Paul le Jeune, Relation De Ce Qvi S’est Passé En La Novvelle France En L’année 1638, Paris: 1638.

Interactions between Jesuits and various Native American tribes may be found in the Jesuit Relations, a series of reports submitted by the missionaries in New France to their superiors in Paris.  The deathbed scenes of over 100 Native Americans are described in these reports and most of them follow the Ars Moriendi‘s model of a good death.  The Jesuit Relations were intended to outline the progress (and success) of missionary work and passed through the hands of multiple scribes before they reached the printing press.  Consequently, the accuracy of these accounts may be suspect.

Translated excerpt from editor Reuben Gold Thwaites’ own unnumbered copy of The Jesuit Relations And Allied Documents… 1610-1791, Cleveland: 1898.

“God wished to call him to himself; he confessed, and received the Sacrament of Extreme Unction [part of the last rites, an anointing].  Shortly before his death, he asked us who those were whom he had heard singing all night, very melodiously, affording him the utmost delight; he thought that we had heard them.  As he told this, he assumed a startled look, and said to us, ‘Do you not see those frightful people there, looking at me with evil eyes?’  We immediately reassured him.  On the evening of the night he died, he called loudly for one of our Fathers, who immediately ran to him; but he could not understand what the boy intended to say, as he only exclaimed, ‘The Father will know it, the Father will know it.’  Some time afterward, he rendered up his blessed soul to our Lord.”

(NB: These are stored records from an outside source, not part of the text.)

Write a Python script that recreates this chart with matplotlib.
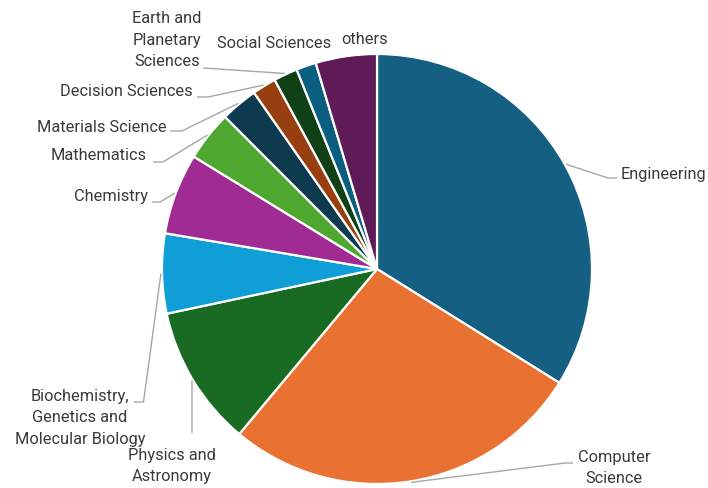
import numpy as np
import matplotlib
matplotlib.use("Agg")
import matplotlib.pyplot as plt

# Share of publications by subject area (percent)
categories = [
    "Engineering", "Computer\nScience", "Physics and\nAstronomy",
    "Biochemistry,\nGenetics and\nMolecular Biology", "Chemistry",
    "Mathematics", "Materials Science", "Decision Sciences",
    "Earth and\nPlanetary\nSciences", "Social Sciences", "others",
]
shares = [33.9, 27.2, 10.6, 6.0, 6.1, 3.75, 2.8, 1.8, 1.8, 1.5, 4.6]
colors = [
    "#156082", "#E97132", "#196B24", "#0F9ED5", "#A02B93", "#4EA72E",
    "#0E3A4F", "#973F11", "#0F4016", "#0A5F80", "#5F1A58",
]

W, H = 708, 488
CX, CY, R = 377, 269, 215  # pie centre and radius in pixels


def px(x, y):
    """Convert pixel layout position (origin top-left) into data units."""
    return (x - CX) / R, (CY - y) / R


plt.rcParams["font.family"] = ["Roboto", "DejaVu Sans"]
fig = plt.figure(figsize=(W / 100, H / 100), dpi=100)
ax = fig.add_axes([0, 0, 1, 1])

wedges, _ = ax.pie(
    shares, colors=colors, startangle=90, counterclock=False,
    radius=1, center=(0, 0),
    wedgeprops=dict(edgecolor="white", linewidth=1.6),
)
ax.set_xlim(-CX / R, (W - CX) / R)
ax.set_ylim(-(H - CY) / R, CY / R)
ax.set_aspect("equal")
ax.axis("off")

text_color = "#3A3A3A"
line_color = "#A6A6A6"
fs = 11.8

# label layout: (text anchor px, ha, path of leader line after edge point in px)
layout = [
    ((621, 174), "left", [(608, 178), (617, 178)]),
    ((614, 468), "center", [(565, 463), (573, 463)]),
    ((172, 466), "center", [(192, 433)]),
    ((80, 418), "center", [(143.5, 402), (134, 402)]),
    ((148, 197), "right", [(160, 202), (152, 202)]),
    ((147, 156), "right", [(163, 162), (153, 162)]),
    ((167, 127), "right", [(182, 131), (170, 131)]),
    ((193, 92), "right", [(208, 97), (197, 97)]),
    ((167, 40), "center", [(203, 68)]),
    ((274, 44), "center", []),
    ((365, 40), "center", []),
]

for wedge, label, (tpos, ha, path) in zip(wedges, categories, layout):
    mid = np.deg2rad((wedge.theta1 + wedge.theta2) / 2)
    if path:
        ex, ey = 1.005 * np.cos(mid), 1.005 * np.sin(mid)
        pts = [(ex, ey)] + [px(*p) for p in path]
        xs, ys = zip(*pts)
        ax.plot(xs, ys, color=line_color, lw=1.0, solid_capstyle="butt")
    tx, ty = px(*tpos)
    ax.text(tx, ty, label, ha=ha, va="center", fontsize=fs,
            color=text_color, multialignment="center", linespacing=1.55)

fig.savefig("out.png", dpi=100)
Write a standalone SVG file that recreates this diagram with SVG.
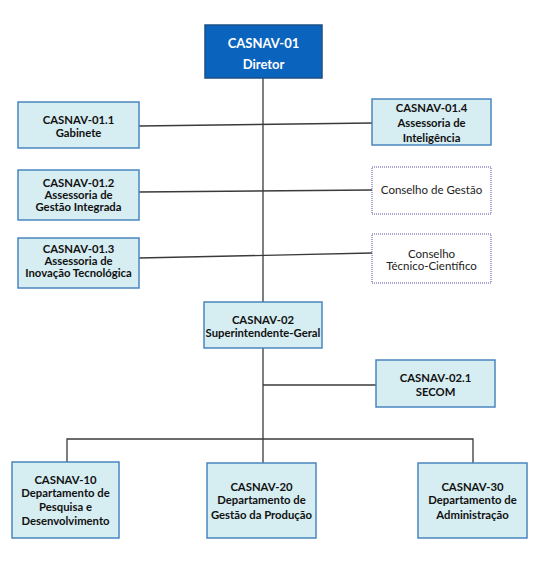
<svg xmlns="http://www.w3.org/2000/svg" width="538" height="582" viewBox="0 0 538 582">
<style>
.box{fill:#D6EDF2;stroke:#4A86C0;stroke-width:1.5}
.dir{fill:#0A64BD;stroke:#1B4F86;stroke-width:1.5}
.dot{fill:#ffffff;stroke:#5A4FA8;stroke-width:1;stroke-dasharray:1,1}
.t{font-family:Lato,"Liberation Sans",sans-serif;font-size:11.3px;font-weight:bold;fill:#111;text-anchor:middle}
.tw{font-family:Lato,"Liberation Sans",sans-serif;font-size:13px;font-weight:bold;fill:#ffffff;text-anchor:middle}
.tn{font-family:Lato,"Liberation Sans",sans-serif;font-size:11.5px;fill:#222;text-anchor:middle}
.c{stroke:#3a3a3a;stroke-width:1.3;fill:none}
</style>
<rect width="538" height="582" fill="#ffffff"/>
<g id="connectors">
<line class="c" x1="263" y1="78" x2="263" y2="302"/>
<line class="c" x1="263" y1="348" x2="263" y2="463"/>
<line class="c" x1="139" y1="126" x2="372" y2="123"/>
<line class="c" x1="139" y1="192" x2="372" y2="190"/>
<line class="c" x1="139" y1="258" x2="372" y2="253"/>
<line class="c" x1="263" y1="385" x2="376" y2="385"/>
<polyline class="c" points="67,462 67,439 473,439 473,463"/>
</g>
<g id="n01">
<rect class="dir" x="205" y="25" width="117" height="53"/>
<text class="tw" x="263.5" y="47.5">CASNAV-01</text>
<text class="tw" x="263.5" y="68.5">Diretor</text>
</g>
<g id="n011">
<rect class="box" x="18" y="102" width="121" height="46"/>
<text class="t" x="78.5" y="124">CASNAV-01.1</text>
<text class="t" x="78.5" y="136.7">Gabinete</text>
</g>
<g id="n012">
<rect class="box" x="18" y="170" width="121" height="50"/>
<text class="t" x="78.5" y="186.7">CASNAV-01.2</text>
<text class="t" x="78.5" y="199">Assessoria de</text>
<text class="t" x="78.5" y="211.3">Gestão Integrada</text>
</g>
<g id="n013">
<rect class="box" x="18" y="238" width="121" height="50"/>
<text class="t" x="78.5" y="253">CASNAV-01.3</text>
<text class="t" x="78.5" y="265">Assessoria de</text>
<text class="t" x="78.5" y="277.3">Inovação Tecnológica</text>
</g>
<g id="n014">
<rect class="box" x="372" y="99" width="119" height="46"/>
<text class="t" x="431.5" y="112">CASNAV-01.4</text>
<text class="t" x="431.5" y="127">Assessoria de</text>
<text class="t" x="431.5" y="141.5">Inteligência</text>
</g>
<g id="conselho-gestao">
<rect class="dot" x="372" y="167" width="119" height="47"/>
<text class="tn" x="431.5" y="194.2">Conselho de Gestão</text>
</g>
<g id="conselho-tecnico">
<rect class="dot" x="372" y="234" width="119" height="49"/>
<text class="tn" x="431.5" y="257.5">Conselho</text>
<text class="tn" x="431.5" y="270">Técnico-Científico</text>
</g>
<g id="n02">
<rect class="box" x="204" y="302" width="118" height="46"/>
<text class="t" x="263" y="324">CASNAV-02</text>
<text class="t" x="263" y="337.3">Superintendente-Geral</text>
</g>
<g id="n021">
<rect class="box" x="376" y="360" width="119" height="47"/>
<text class="t" x="435.5" y="381.7">CASNAV-02.1</text>
<text class="t" x="435.5" y="395.7">SECOM</text>
</g>
<g id="n10">
<rect class="box" x="12" y="462" width="107" height="76"/>
<text class="t" x="65.5" y="484">CASNAV-10</text>
<text class="t" x="65.5" y="497.3">Departamento de</text>
<text class="t" x="65.5" y="510.7">Pesquisa e</text>
<text class="t" x="65.5" y="524.7">Desenvolvimento</text>
</g>
<g id="n20">
<rect class="box" x="207" y="463" width="109" height="75"/>
<text class="t" x="261.5" y="490.7">CASNAV-20</text>
<text class="t" x="261.5" y="504">Departamento de</text>
<text class="t" x="261.5" y="519">Gestão da Produção</text>
</g>
<g id="n30">
<rect class="box" x="418" y="463" width="109" height="75"/>
<text class="t" x="472.5" y="490.7">CASNAV-30</text>
<text class="t" x="472.5" y="504">Departamento de</text>
<text class="t" x="472.5" y="519">Administração</text>
</g>
</svg>
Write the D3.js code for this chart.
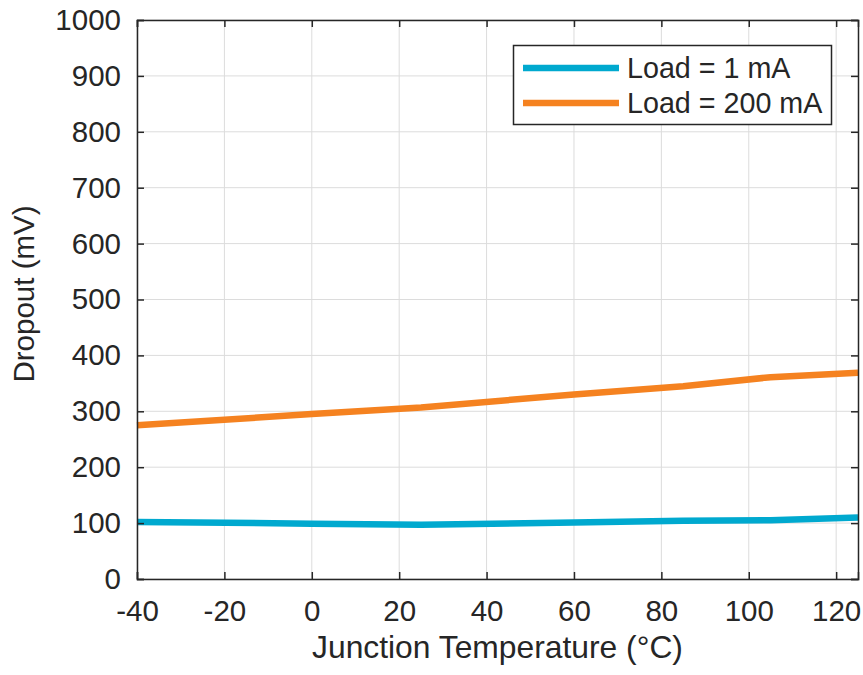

Samuel de Champlain, Voyages et Descovvertvres Faites en la Novvelle France, Depuis L’année 1615, Paris: 1627.
This volume describes Samuel de Champlain’s travels to the Wyandot settlements between Georgian Bay and Lake Simcoe in 1615.  The engraving shows a typical Wyandot burial.  The body, wrapped in a beaver robe, was placed on a scaffold along with gifts from fellow villagers.  Champlain’s Voyages also includes the first European description of the Feast of the Dead, a grand celebration where the bodies of the deceased were removed from their scaffolds and cleaned of any remaining flesh.  They bundled the bones and then re-buried them collectively in an ossuary.


Thomas Morton, New English Canaan or New Canaan, Amsterdam: 1637.
Thomas Morton’s New English Canaan includes a description of burial and funeral traditions of Native Americans in New England.  He remarks that Plymouth colonists defaced the grave of Cheekatawback’s mother by removing the bearskin monument placed above it.


Pieter de Marees, Beschrijvinghe Ende Historische Verhael, Vant Gout Koninckrijck van Guinea, Anders ee Gout-custe de Mina Genaemt, Leggende in Het Deel Van Africa, Amsterdam: 1617.
African slaves brought their own funerary and mourning traditions to America.  This Dutch account of Akan-speaking Africans on the Gold Coast was first published in 1602.  It includes descriptions of sacred objects used to help the deceased enter the afterlife, questions posed to the dead about the causes of their deaths, loud funeral processions of wailing and weeping mourners, and burials in either graveyards or beneath the floors of their homes.  They buried the deceased with goods to take with them to the afterlife and then held lively celebrations.  The engraving depicts a funeral procession.